I know it can be difficult, even after one has seen themselves for what they really are, to change. It can be nearly impossible, really, because not only do we come to rely on behaviors and habits, but we also tend to shy away from incredibly difficult internal conflict. It's why the word denial was created. But a funny thing happened when it finally clicked - when I finally saw what I had become. I ran from it like I was scared. And frankly, I was scared. Scared of becoming like my mother, or like all of the other degenerate bottom-feeders who lie to get through life.

I stopped avoiding the truth. That was my first goal. I knew why I had been furiously clutching rose-colored glasses to my eyes. Childhood can really fuck a person up, and it's a lot easier to pretend everything is great and swell than to face a truth we know will bring us to our knees. But finally addressing reality was exactly what I needed to begin my journey, for lack of a less cliched phrase. Self-acceptance is a long, winding road, and honesty with oneself is the first step. Fact.

This newfound honesty was both refreshing and disarming. In the beginning, you just want to keep lying. Almost more than before. Where it once felt like habit, it now felt like an addiction. But I could also see what my truths were constructing. I was slowly building a foundation. Of control. In my effort to rid myself of dishonesty, I had discovered a secret to self-control. When you don't have lies to hide behind, you begin to avoid dangerous situations. Because in a dangerous situation (speaking in very broad terms here), the truth will often earn consequences. We are not perfect, and mistakes will be made. If we put ourselves in safe situations, and surround ourselves with people who will accept our mistakes and move on, only asking that we learn from them, honesty becomes the easier option. I like easy options.

Of course, just as one would expect, after forcing myself long enough to tell the truth no matter what, I stopped trying. It just came naturally. And I breathed a humongous sigh of relief, because between you, me, and the rest of  the interwebs, I was starting to worry that I didn't have it in me. That I came from a LYING LIAR and would only ever be a LYING LIAR. But I'm not. I'm just me, and that's the truth.

Wednesday, January 16, 2013

How come you never go there


To err is to be human. I’m pretty sure this extends to vulnerability, as well. We convince ourselves we know better. We tell ourselves we have a handle on a situation, that we’re mentally prepared despite knowing we’re weak. We expose ourselves to consequence, and pain. When I put it that way, I can’t help but wonder how we can be so stupid.

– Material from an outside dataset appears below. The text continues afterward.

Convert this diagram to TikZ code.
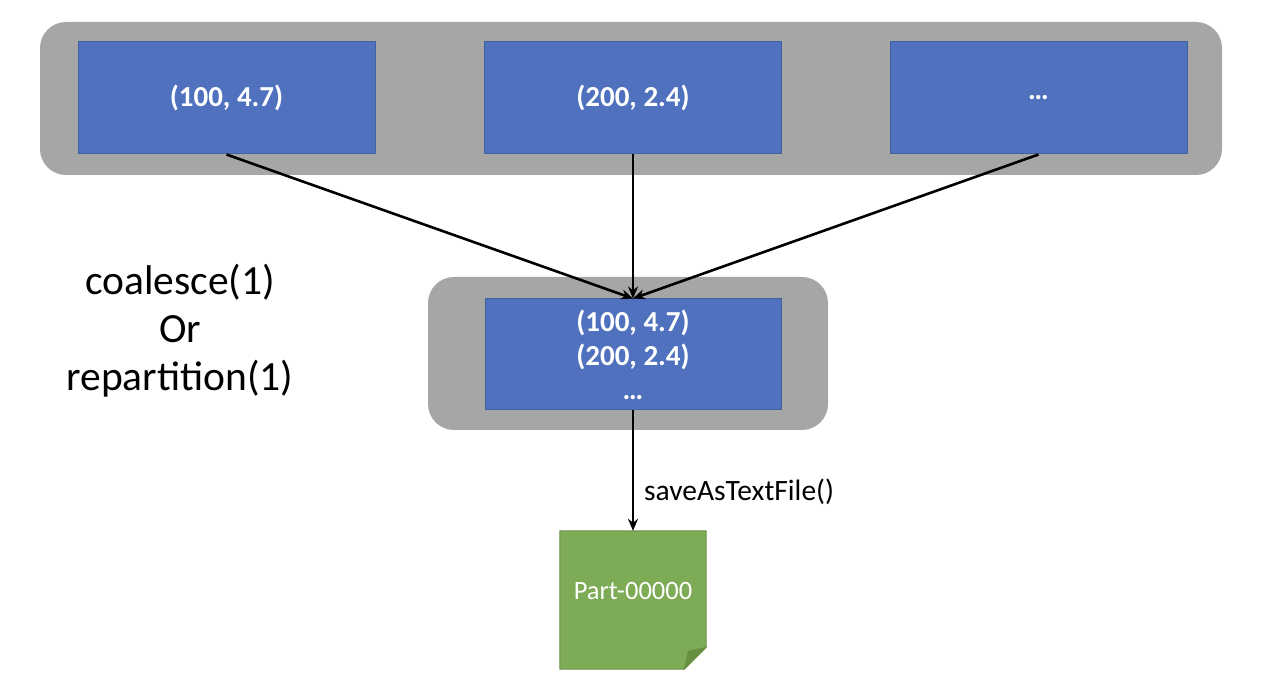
\documentclass[tikz,border=0pt]{standalone}
\usepackage{fontspec}
\setmainfont{Carlito}
\usetikzlibrary{arrows.meta,calc}
\definecolor{boxblue}{HTML}{4F71BE}
\definecolor{boxedge}{HTML}{41619F}
\definecolor{panel}{HTML}{A6A6A6}
\definecolor{docgreen}{HTML}{7EAB55}
\definecolor{docedge}{HTML}{6B9346}
\definecolor{docfold}{HTML}{66903F}
\tikzset{
  panelbox/.style={fill=panel,draw=none,rounded corners=26pt,inner sep=0pt},
  bluebox/.style={fill=boxblue,draw=boxedge,line width=1pt,inner sep=0pt,text=white,
    font=\fontsize{29}{34}\selectfont\bfseries,align=center},
  conn/.style={line width=2.6pt,-{Stealth[length=12pt,width=10pt]}},
  plain/.style={inner sep=0pt,align=center}
}
\begin{document}
\begin{tikzpicture}[x=1pt,y=-1pt]
\useasboundingbox (0,0) rectangle (1272,700);
\node[panelbox,minimum width=1182pt,minimum height=153pt] (toppanel) at (631,98.5) {};
\node[panelbox,minimum width=400pt,minimum height=153pt] (midpanel) at (628,353.5) {};
\node[bluebox,minimum width=297pt,minimum height=112pt] (b1) at (226.5,98) {(100, 4.7)};
\node[bluebox,minimum width=297pt,minimum height=112pt] (b2) at (633,98) {(200, 2.4)};
\node[bluebox,minimum width=297pt,minimum height=112pt] (b3) at (1038.5,98) {…};
\node[bluebox,minimum width=296pt,minimum height=111pt] (mid) at (633,354.5) {(100, 4.7)\\(200, 2.4)\\…};
\node[minimum width=146pt,minimum height=138pt,inner sep=0pt] (doc) at (633,600) {};
\fill[docgreen,draw=docedge,line width=1pt]
  (doc.north west) -- (doc.north east) -- ($(doc.south east)+(0,-22)$) -- ($(doc.south east)+(-22,0)$) -- (doc.south west) -- cycle;
\fill[docfold,draw=docedge,line width=0.8pt]
  ($(doc.south east)+(0,-22)$) -- ($(doc.south east)+(-18,-18)$) -- ($(doc.south east)+(-22,0)$) -- cycle;
\node[plain,text=white,font=\fontsize{26.5}{30}\selectfont] (doclabel) at (633,591) {Part-00000};
\draw[conn] (b1.south) -- (mid.north);
\draw[conn] (b2.south) -- (mid.north);
\draw[conn] (b3.south) -- (mid.north);
\draw[conn] (mid.south) -- (doc.north);
\node[plain,anchor=west,font=\fontsize{29.5}{32}\selectfont] (savelabel) at (644,492) {saveAsTextFile()};
\node[plain,font=\fontsize{41.5}{48}\selectfont] (lefttext) at (180,331) {coalesce(1)\\Or\\repartition(1)};
\end{tikzpicture}
\end{document}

But when I put it in context; when I ask myself why we do it, then I know.

We do it because we want things. It’s always about desire, even if what we desire is in more abstract terms. Desire is what motivates us. Always. A desire to take care of those we love. A want to better ourselves. A need for self-preservation, and sometimes self-destruction. It’s all the same when you attribute our drive to those desires. Simply put, we strive and exist in the moment, just to get what we want. And we leave ourselves unguarded, reaching and straining, working for that thing. That thing we don’t have yet.

But it’s not even about why we’re vulnerable. It’s about why we continue to leave ourselves vulnerable, for whatever undetermined amount of time, simply in the name of achieving a goal or fulfilling some possibly stupid, probably never-ending desire. A desire that experience has taught isn‘t realistically in the cards. A desire that has resulted in relentless punishment, left countless war wounds. We go back for more, time and again, and it renders us about as useful as a lemming. Following blindly toward our goal, we never really believe, no matter how much we attempt to perma-slap it into our psyche, that we can live without it.

Why. The. Fuck. Do. We. Do. This.

I assume it’s pretty clear I’m speaking of myself. And my desire is abstract. It isn’t a tangible thing, a person, or even a goal. It’s something I’ve always seen come easily to others, as if they aren’t even trying. So I search myself up and down, in and out, trying to figure out what I’m missing, and how I can fix it. It isn’t hard to fool me into thinking I’m one of them. That I have what they have, and I just haven’t been able to show it yet. They make it easy for me. They momentarily convince me that I do, in fact, have it. But I’ve been betrayed by the physical side of life - forever doomed to be seen as a conquest, with my inside apparently never living up to my outside.

So then they take it all away. They remind me that I‘m not a part of the club. That if I’m so goddamned concerned with preserving my dignity, I must not have it after all. Taking it slow? What is this language you speak? Pssshhh. Slow is for kids. Now kindly drop your panties.

And there you have it. I desire to be seen as a person, rather than a sexual object. I’ve spent a lifetime being a sexual object. Can’t I be seen as a person? I mean, I would even take a post as a sexual person, if only I could stop being an object. I do not exist as a plaything for those who see me as such, but somehow I can’t seem to break that mold. Why can’t an adult human being want to talk to another adult human being, to simply enjoy their company, content with the knowledge that sex is a possibility in the future? My body isn’t something to be coaxed out of its shell, literally, for some asshole’s momentary shits and giggles. Why does it always have to be about the right now?

I’ll tell you why - for the same reason I’m beating myself up. Because we want things. Like I said. It’s all relative.